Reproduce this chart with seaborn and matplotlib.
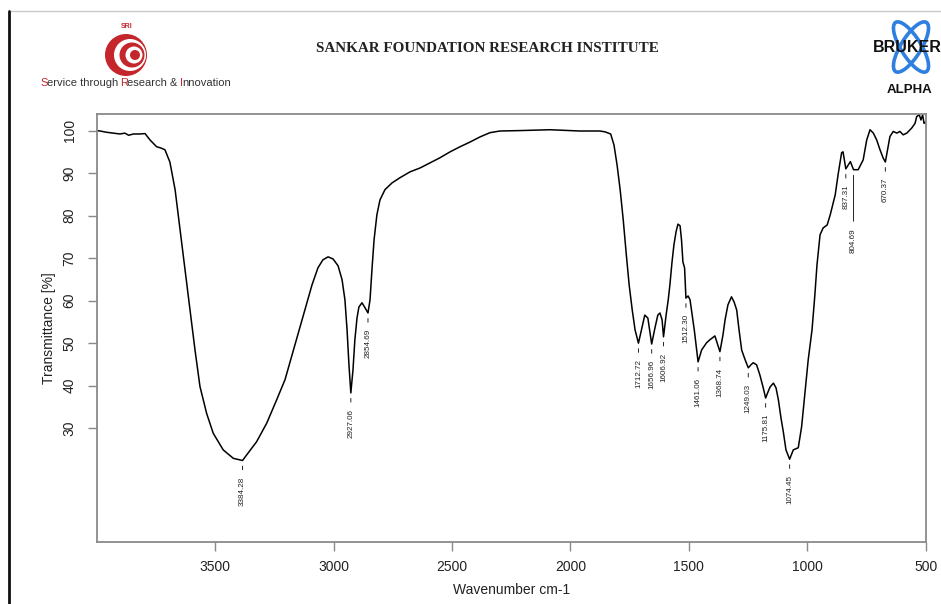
import numpy as np
import pandas as pd
import matplotlib
matplotlib.use("Agg")
import matplotlib.pyplot as plt
import seaborn as sns
from matplotlib.patches import Circle, Ellipse

# FT-IR spectrum (wavenumber in cm-1, transmittance in %)
wavenumber = [
    4000, 3986, 3958, 3930, 3902, 3881, 3865, 3845, 3817, 3796, 3775, 3747,
    3729, 3712, 3691, 3669, 3648, 3627, 3606, 3585, 3564, 3536, 3508, 3466,
    3423, 3384.28, 3367, 3325, 3282, 3240, 3205, 3163, 3121, 3091, 3066,
    3045, 3023, 3002, 2981, 2964, 2952, 2943, 2935, 2927.06, 2918, 2910,
    2901, 2893, 2880, 2867, 2854.69, 2846, 2838, 2829, 2817, 2804, 2783,
    2753, 2720, 2677, 2635, 2593, 2551, 2508, 2466, 2424, 2382, 2340, 2298,
    2213, 2086, 1960, 1875, 1854, 1830, 1816, 1803, 1790, 1777, 1764, 1752,
    1739, 1727, 1712.72, 1698, 1686, 1673, 1656.96, 1643, 1631, 1622, 1613,
    1606.92, 1596, 1587, 1580, 1571, 1563, 1554, 1546, 1537, 1531, 1525,
    1518, 1512.30, 1503, 1495, 1477, 1461.06, 1446, 1425, 1411, 1390, 1378,
    1368.74, 1356, 1347, 1335, 1320, 1309, 1298, 1288, 1277, 1267, 1259,
    1249.03, 1238, 1228, 1214, 1200, 1186, 1175.81, 1166, 1157, 1143, 1132,
    1122, 1111, 1101, 1090, 1074.45, 1059, 1038, 1024, 1010, 996, 980, 968,
    959, 946, 933, 916, 903, 882, 870, 855, 849, 837.31, 818, 804.69, 785,
    764, 749, 735, 721, 707, 693, 680, 670.37, 651, 637, 622, 609, 595, 580,
    559, 545, 538, 527, 520, 513, 507, 500,
]
transmittance = [
    100.0, 99.9, 99.6, 99.4, 99.2, 99.4, 98.9, 99.2, 99.2, 99.3, 97.8, 96.2,
    95.9, 95.5, 92.6, 86.1, 76.6, 67.2, 57.8, 48.4, 39.8, 33.5, 28.8, 24.9,
    22.9, 22.4, 23.7, 26.8, 31.2, 36.7, 41.4, 49.6, 57.8, 63.7, 67.7,
    69.6, 70.3, 69.8, 68.2, 64.9, 60.2, 53.1, 44.9, 38.3, 43.7, 50.8,
    55.9, 58.5, 59.5, 58.3, 57.1, 60.2, 67.2, 74.3, 80.2, 83.7, 86.1,
    87.7, 88.9, 90.3, 91.2, 92.4, 93.6, 95.0, 96.2, 97.3, 98.5, 99.5, 99.9,
    100.0, 100.2, 99.9, 99.9, 99.7, 99.2, 96.6, 91.9, 86.1, 79.0, 70.8, 63.7,
    57.8, 53.1, 50.0, 53.6, 56.6, 55.9, 49.8, 53.6, 56.6, 57.1, 55.5,
    51.5, 56.6, 60.2, 63.7, 69.1, 73.1, 76.2, 78.0, 77.6, 74.3, 69.1,
    67.7, 60.6, 61.1, 60.2, 53.1, 45.6, 48.4, 50.1, 50.8, 51.7, 49.6,
    48.0, 51.9, 55.5, 59.0, 60.9, 59.7, 57.8, 53.1, 48.4, 46.8, 45.6,
    44.2, 44.9, 45.4, 44.9, 42.5, 39.5, 37.1, 38.5, 39.7, 40.6, 39.5,
    36.7, 32.4, 29.1, 24.9, 22.7, 24.9, 25.4, 30.3, 38.3, 46.1, 53.1, 61.3,
    68.4, 75.5, 77.1, 77.8, 80.2, 84.9, 89.6, 94.8, 95.0, 91.0, 92.7, 90.8, 90.8,
    93.1, 97.8, 100.2, 99.4, 97.8, 95.5, 93.6, 92.6, 98.6, 99.8, 99.4, 99.8, 99.0, 99.4,
    100.6, 101.7, 103.3, 103.7, 102.5, 103.7, 101.7, 102.0,
]

# Picked absorption bands
peak_wavenumbers = [3384.28, 2927.06, 2854.69, 1712.72, 1656.96, 1606.92,
                    1512.30, 1461.06, 1368.74, 1249.03, 1175.81, 1074.45,
                    837.31, 804.69, 670.37]
long_leader = [804.69]

x_ticks = [3500, 3000, 2500, 2000, 1500, 1000, 500]
y_ticks = [30, 40, 50, 60, 70, 80, 90, 100]

sns.set_theme(style="ticks")
plt.rcParams['font.family'] = ['Liberation Sans', 'DejaVu Sans']

W, H = 941, 604
fig = plt.figure(figsize=(W / 100, H / 100), dpi=100)

# page layer in pixel units for the report header
page = fig.add_axes([0, 0, 1, 1])
page.set_xlim(0, W)
page.set_ylim(H, 0)
page.axis('off')
page.plot([9, W], [11, 11], color='#c8c8c8', lw=1.0)
page.plot([9, 9], [11, H], color='#111111', lw=2.0)

# institute logo
red = '#c4262c'
page.text(127, 27, 'SRI', color=red, fontsize=5, fontweight='bold',
          ha='center', va='center')
for r, dx, c in [(21, 0, red), (16, 4, 'white'), (12.5, 6, red),
                 (8.5, 8, 'white'), (5, 9, red)]:
    page.add_patch(Circle((126 + dx, 55), r, color=c, lw=0))

parts = [('S', red), ('ervice through ', '#333333'), ('R', red),
         ('esearch & ', '#333333'), ('I', red), ('nnovation', '#333333')]
prev = page.text(40, 83, parts[0][0], color=parts[0][1], fontsize=8,
                 ha='left', va='center')
for s, c in parts[1:]:
    prev = page.annotate(s, xy=(1, 0), xycoords=prev, xytext=(-0.6, 0),
                         textcoords='offset points', color=c, fontsize=8,
                         ha='left', va='bottom')

page.text(487, 48, 'SANKAR FOUNDATION RESEARCH INSTITUTE',
          family=['Liberation Serif', 'DejaVu Serif'], fontweight='bold',
          fontsize=10.9, color='#222222', ha='center', va='center')

# instrument logo
blue = '#2f7fe0'
page.add_patch(Ellipse((911, 47), 20, 58, angle=32, fill=False,
                       ec=blue, lw=2.6))
page.add_patch(Ellipse((911, 47), 20, 58, angle=-32, fill=False,
                       ec=blue, lw=2.6))
page.text(873, 47, 'BRUKER', fontsize=11.5, fontweight='bold', color='#111111',
          ha='left', va='center')
page.text(910, 90, 'ALPHA', fontsize=9.5, fontweight='bold', color='#111111',
          ha='center', va='center')

# spectrum axes
ax = fig.add_axes([96.7 / W, 1 - 541.7 / H, (925.7 - 96.7) / W,
                   (541.7 - 114) / H])
df = pd.DataFrame({'wavenumber': wavenumber, 'transmittance': transmittance})
sns.lineplot(data=df, x='wavenumber', y='transmittance', sort=False,
             estimator=None, color='black', lw=1.1, ax=ax)
ax.set_xlim(4000, 500)
ax.set_ylim(3.3, 103.9)
ax.set_xticks(x_ticks)
ax.set_yticks(y_ticks)
ax.set_xticklabels([str(v) for v in x_ticks])
ax.set_yticklabels([str(v) for v in y_ticks], rotation=90, va='center')

spine_c = '#8a8a8a'
for s in ax.spines.values():
    s.set_visible(True)
    s.set_color(spine_c)
    s.set_linewidth(1.3)
ax.tick_params(axis='both', colors=spine_c, length=6.5, width=1.0,
               labelcolor='#222222', labelsize=10)
ax.tick_params(axis='x', pad=6.5)
ax.tick_params(axis='y', pad=8)
ax.set_xlabel('Wavenumber cm-1', fontsize=10, color='#222222', labelpad=7)
ax.set_ylabel('Transmittance [%]', fontsize=10, color='#222222', labelpad=5)

# peak annotations
wn_sorted = np.array(wavenumber)[::-1]
t_sorted = np.array(transmittance)[::-1]
for w in peak_wavenumbers:
    t = float(np.interp(w, wn_sorted, t_sorted))
    off = 42 if w in long_leader else 11.5
    ax.annotate(f'{w:.2f}', xy=(w, t), xytext=(0, -off),
                textcoords='offset points', rotation=90, ha='center',
                va='top', fontsize=5.8, color='#222222',
                arrowprops=dict(arrowstyle='-', color='#222222', lw=0.7,
                                shrinkA=2.5, shrinkB=4.0))

fig.savefig('out.png', dpi=100)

● ● ● ●

Exercise prompt —
Repeat only the lines between the start of the data and the line with "from matplotlib.patches import", including those two lines, and skip the pictures.

Answer to this task —
Reproduce this chart with seaborn and matplotlib.
import numpy as np
import pandas as pd
import matplotlib
matplotlib.use("Agg")
import matplotlib.pyplot as plt
import seaborn as sns
from matplotlib.patches import Circle, Ellipse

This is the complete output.